A split has emerged between the European Union and a number of developing countries over a United Nations proposal to create a new intergovernmental panel of scientists to assess the extent of global environmental change, operating in a manner similar to the Intergovernmental Panel on Climate Change (IPCC).


The idea for such a panel had been put to governments by the UN Environment Programme (UNEP) in a major consultation exercise. In this, countries were asked for their ideas on how UNEP could improve its monitoring and assessment of environmental change.


But in his report to a meeting of the world’s environment ministers that ended in Jeju, South Korea, on Wednesday (31 March), UNEP executive director Klaus Toepfer revealed that there had been sharp differences of opinion on the idea for a new intergovernmental panel.


Out of 59 governments that had responded to the consultation, 26 were in favour, six said that a new panel could be “useful”, and 19 were opposed. 


The panel’s strongest supporters include the European Union. Its critics include the United States, Japan, Russia and many developing countries, including Argentina, Brazil, China and India.


Most countries said they favoured strengthening UNEP’s existing science initiatives. These include the UNEP World Conservation Monitoring Centre in Cambridge, United Kingdom, as well as the agency’s periodic survey of the environment, known as the Global Environment Outlook.


They also suggested that UNEP should strengthen its links with other scientific institutions in different countries, as well as with the many other UN agencies involved in environmental protection.


But there was less unanimity about the idea of a new panel. UNEP suggests that it should include natural and social scientists from different environment-related disciplines, and would have strong representation from developing countries. Like the IPCC, its members would be nominated by governments, who would put their name to its research reports.


Supporters of the proposal argue that scientists are increasingly discovering that environmental issues — such as climate change and biodiversity — are closely linked. A better understanding of global environmental change therefore needs researchers from different disciplines to formally review each other’s work, and eventually set joint priorities and carry out research together.


They also believe that an intergovernmental panel would carry more weight with governments, encouraging them to take stronger political action to protect the environment.


Many of the critics, however, say that although the idea of a new panel is not in itself misguided, it faces many practical obstacles, including deciding which scientific disciplines should be represented.

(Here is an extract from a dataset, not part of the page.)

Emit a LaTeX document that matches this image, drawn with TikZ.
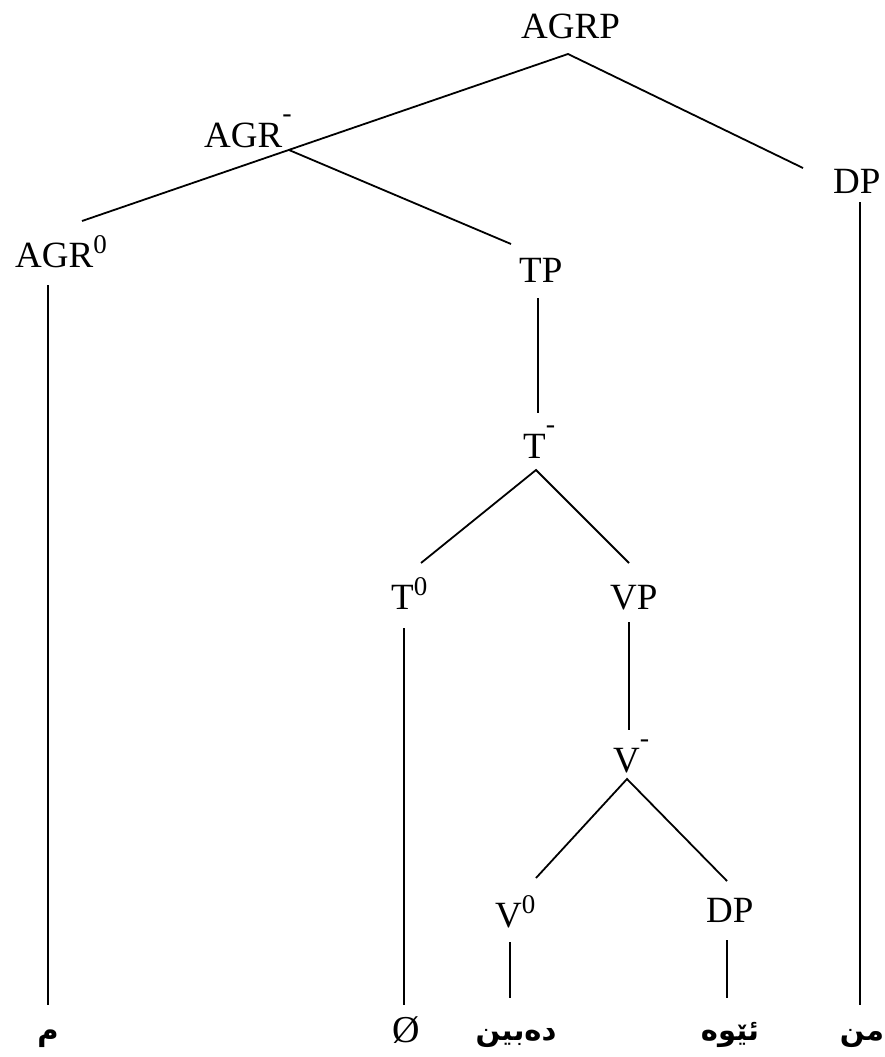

The critics also foresee potential conflicts with existing intergovernmental panels such as the IPCC and the science panel attached to the Global Environment Facility. Most countries also agreed that the operation of the new panel would be very difficult to fund.


The developing countries that opposed the panel said that UNEP should focus its attention more on helping them to improve their indigenous scientific capacity, and to secure unrestricted access to environmental data.

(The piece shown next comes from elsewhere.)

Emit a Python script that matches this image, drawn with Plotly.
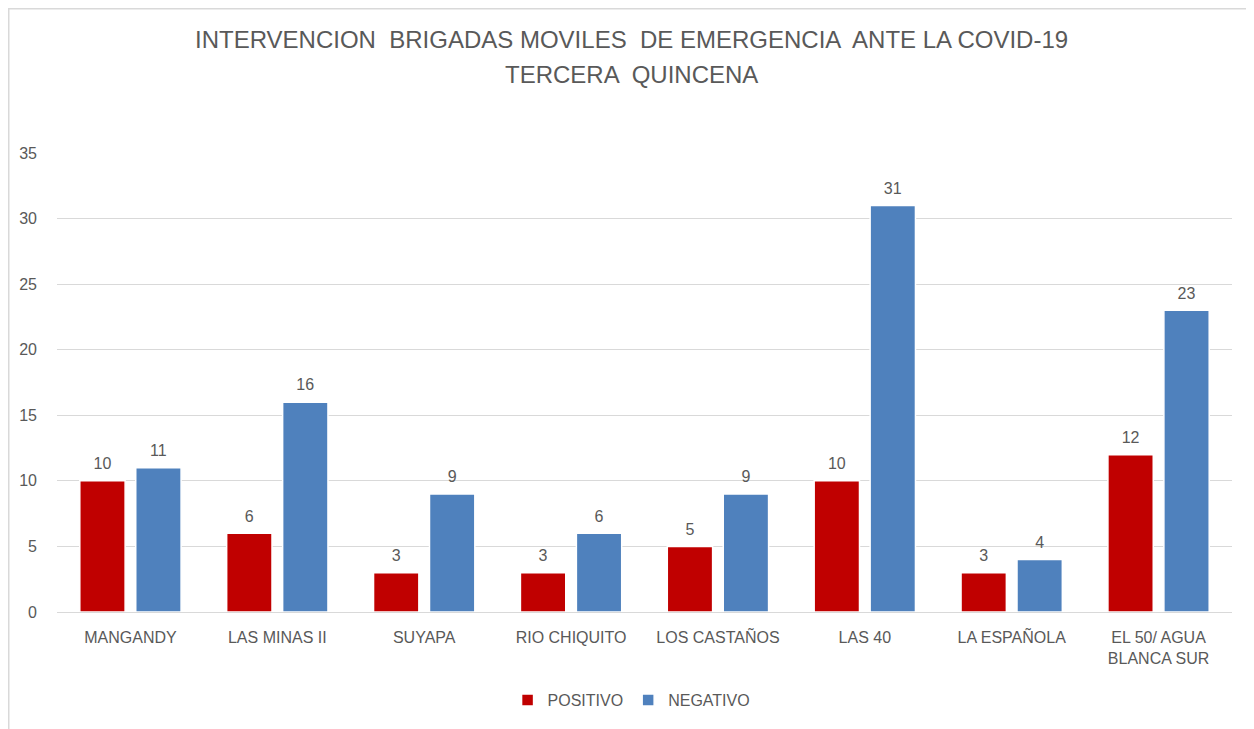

“We completely understand the need for more precise scientific information,” says one official from the Indian government. “But countries do not want yet another new body.”

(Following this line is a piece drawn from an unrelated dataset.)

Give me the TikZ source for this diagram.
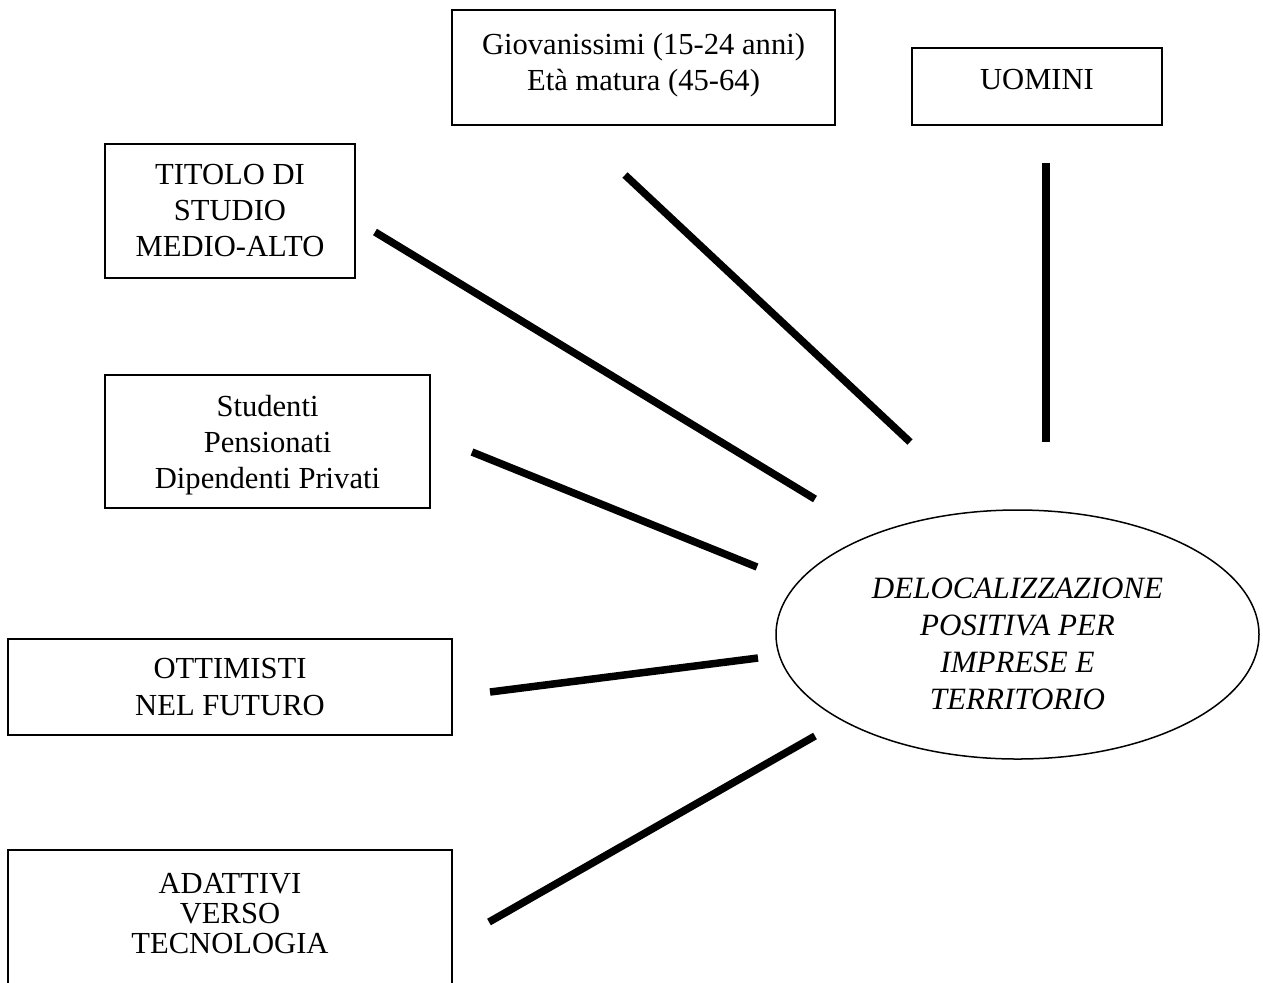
\documentclass[tikz,border=0pt]{standalone}
\usepackage{fontspec}
\setmainfont{Liberation Serif}
\usetikzlibrary{shapes.geometric}

\tikzset{
  box/.style={draw, line width=1pt, align=center, inner sep=0pt,
    font=\fontsize{15.3}{18}\selectfont},
  goal/.style={draw, ellipse, line width=0.75pt, align=center, inner sep=0pt,
    font=\itshape\fontsize{15.5}{18.5}\selectfont},
  spoke/.style={line width=3.75pt},
}

\begin{document}
\begin{tikzpicture}[x=0.5pt,y=-0.5pt]
    \useasboundingbox (0,0) rectangle (1263,982);
    % profile boxes
    \node[box, minimum width=191.5pt, minimum height=57.5pt, text depth=6pt] (giov) at (643.5,67.5)
      {Giovanissimi (15-24 anni)\\Età matura (45-64)};
    \node[box, minimum width=125pt, minimum height=38.5pt, text depth=7.5pt] (uomini) at (1037,86.5) {UOMINI};
    \node[box, minimum width=125pt, minimum height=67pt] (titolo) at (230,211)
      {TITOLO DI\\STUDIO\\MEDIO-ALTO};
    \node[box, minimum width=162.5pt, minimum height=66.5pt, text depth=0pt] (studenti) at (267.5,441.5)
      {Studenti\\Pensionati\\Dipendenti Privati};
    \node[box, minimum width=222pt, minimum height=48pt, font=\fontsize{15.3}{18.5}\selectfont] (ottimisti) at (230,687)
      {OTTIMISTI\\NEL FUTURO};
    \node[box, minimum width=222pt, minimum height=70pt, text depth=7pt, font=\fontsize{15.3}{15}\selectfont] (adattivi) at (230,920)
      {ADATTIVI\\VERSO\\TECNOLOGIA};
    % target
    \node[goal, minimum width=241.5pt, minimum height=124.5pt] (deloc) at (1017.5,634.5)
      {\rule{0pt}{20pt}DELOCALIZZAZIONE\\POSITIVA PER\\IMPRESE E\\TERRITORIO};
    % spoke ends
    \coordinate (giov-a) at (625,175);      \coordinate (giov-b) at (910,442);
    \coordinate (uomini-a) at (1046,163);   \coordinate (uomini-b) at (1046,442);
    \coordinate (titolo-a) at (375,232);    \coordinate (titolo-b) at (815,499);
    \coordinate (studenti-a) at (472,452);  \coordinate (studenti-b) at (757,567);
    \coordinate (ottimisti-a) at (490,692); \coordinate (ottimisti-b) at (758,658);
    \coordinate (adattivi-a) at (489,922);  \coordinate (adattivi-b) at (815,736);
    \foreach \s in {giov,uomini,titolo,studenti,ottimisti,adattivi}
      \draw[spoke] (\s-a) -- (\s-b);
\end{tikzpicture}
\end{document}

He argues that, by helping to establish separate UN conventions on climate change and biodiversity, UNEP is responsible for environmental issues being addressed in a piecemeal fashion. “This is not how it should be,” he says. “So either we completely change UNEP, or we learn to live with what we have.”


The United States was more blunt in its response. It completely rejected the need for any new panel, arguing that its findings would be “meaningless”, and that the panel would lead to “the politicisation of science”.